Code that draws figures ▸

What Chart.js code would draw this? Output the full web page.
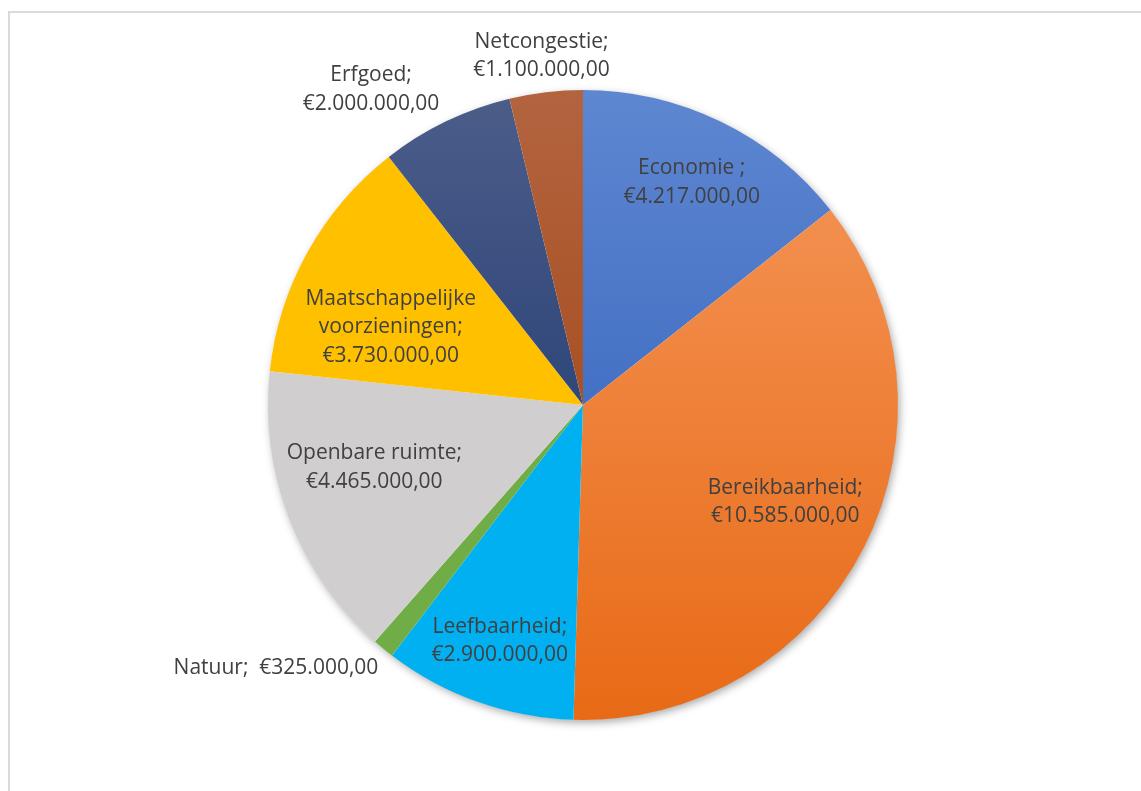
<!DOCTYPE html>
<html>
<head>
<meta charset="utf-8">
<script src="https://cdn.jsdelivr.net/npm/chart.js@4/dist/chart.umd.min.js"></script>
<style>
  html, body { margin: 0; padding: 0; background: #fff; overflow: hidden; }
  #frame { position: absolute; left: 8px; top: 11px; width: 1300px; height: 1000px; border: 2px solid #d9d9d9; box-sizing: border-box; }
  #wrap { position: absolute; left: 0; top: 0; width: 1141px; height: 791px; }
</style>
</head>
<body>
<div id="frame"></div>
<div id="wrap"><canvas id="c" width="1141" height="791"></canvas></div>
<script>
// ---- data ----
const categories = ['Economie ', 'Bereikbaarheid', 'Leefbaarheid', 'Natuur', 'Openbare ruimte', 'Maatschappelijke voorzieningen', 'Erfgoed', 'Netcongestie'];
const budgets = [4217000, 10585000, 2900000, 325000, 4465000, 3730000, 2000000, 1100000];

// ---- style ----
const gradTop    = ['#5e87d1', '#f5985c', '#00b0f0', '#70ad47', '#d0cece', '#ffc000', '#4c5d89', '#b3643f'];
const gradBottom = ['#2a5ab8', '#e86a16', '#00b0f0', '#70ad47', '#d0cece', '#ffc000', '#12306b', '#9c3c08'];
const labelRadius = [0.79, 0.71, 0.79, 1.0, 0.69, 0.66, 1.21, 1.12];
const labelAngleAdj = [0, -1.5, 0, 0, 5, -6.7, -8, 0];
const labelOneLine = [false, false, false, true, false, false, false, false];
const labelWrapName = [false, false, false, false, false, true, false, false];
const FONT = '21px "Open Sans", "Noto Sans", sans-serif';
const LINE_H = 28.5;
const TEXT_DY = 1.5;

function fmtEuro(v) {
  const s = Math.round(v).toString();
  let out = '';
  for (let i = 0; i < s.length; i++) {
    if (i > 0 && (s.length - i) % 3 === 0) out += '.';
    out += s[i];
  }
  return '\u20ac' + out + ',00';
}

function labelLines(i) {
  const val = fmtEuro(budgets[i]);
  if (labelOneLine[i]) return [categories[i] + ';  ' + val];
  const name = labelWrapName[i] ? categories[i].split(' ') : [categories[i]];
  name[name.length - 1] += ';';
  return name.concat([val]);
}

const shadowPlugin = {
  id: 'pieShadow',
  beforeDatasetsDraw(chart) {
    const arc = chart.getDatasetMeta(0).data[0];
    if (!arc) return;
    const ctx = chart.ctx;
    ctx.save();
    ctx.shadowColor = 'rgba(0,0,0,0.35)';
    ctx.shadowBlur = 8;
    ctx.shadowOffsetX = 2;
    ctx.shadowOffsetY = 3;
    ctx.fillStyle = '#ffffff';
    ctx.beginPath();
    ctx.arc(arc.x, arc.y, arc.outerRadius - 0.5, 0, Math.PI * 2);
    ctx.fill();
    ctx.restore();
  }
};

const labelPlugin = {
  id: 'sliceLabels',
  afterDatasetsDraw(chart) {
    const ctx = chart.ctx;
    const meta = chart.getDatasetMeta(0);
    ctx.save();
    ctx.font = FONT;
    ctx.fillStyle = '#404040';
    ctx.textBaseline = 'middle';
    meta.data.forEach((arc, i) => {
      const mid = (arc.startAngle + arc.endAngle) / 2 + labelAngleAdj[i] * Math.PI / 180;
      let x = arc.x + Math.cos(mid) * arc.outerRadius * labelRadius[i];
      let y = arc.y + Math.sin(mid) * arc.outerRadius * labelRadius[i] + TEXT_DY;
      const lines = labelLines(i);
      if (labelOneLine[i]) {
        ctx.textAlign = 'right';
        x -= 5; y += 18;
      } else {
        ctx.textAlign = 'center';
      }
      const y0 = y - (lines.length - 1) * LINE_H / 2;
      lines.forEach((ln, k) => ctx.fillText(ln, x, y0 + k * LINE_H));
    });
    ctx.restore();
  }
};

new Chart(document.getElementById('c'), {
  type: 'pie',
  data: {
    labels: categories,
    datasets: [{
      data: budgets,
      borderWidth: 0,
      backgroundColor(context) {
        const area = context.chart.chartArea;
        const i = context.dataIndex;
        if (!area) return gradTop[i];
        const g = context.chart.ctx.createLinearGradient(0, area.top, 0, area.bottom);
        g.addColorStop(0, gradTop[i]);
        g.addColorStop(1, gradBottom[i]);
        return g;
      }
    }]
  },
  options: {
    responsive: false,
    animation: false,
    layout: { padding: { left: 268, right: 243, top: 90, bottom: 71 } },
    plugins: { legend: { display: false }, tooltip: { enabled: false } }
  },
  plugins: [shadowPlugin, labelPlugin]
});
</script>
</body>
</html>
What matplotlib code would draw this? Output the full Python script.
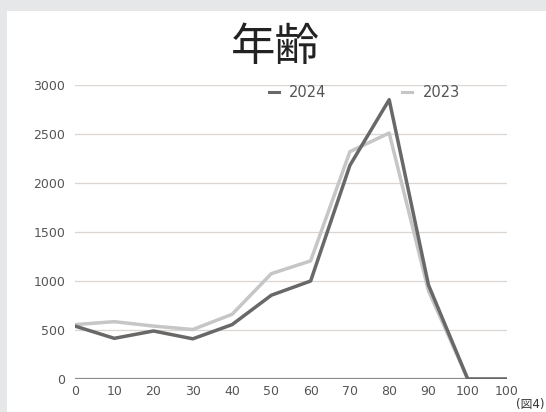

WRITTEN TASK ▸ Find the lines above holding the word "this" and show them.

TASK RESULT ▸
What Chart.js code would draw this? Output the full web page.
What matplotlib code would draw this? Output the full Python script.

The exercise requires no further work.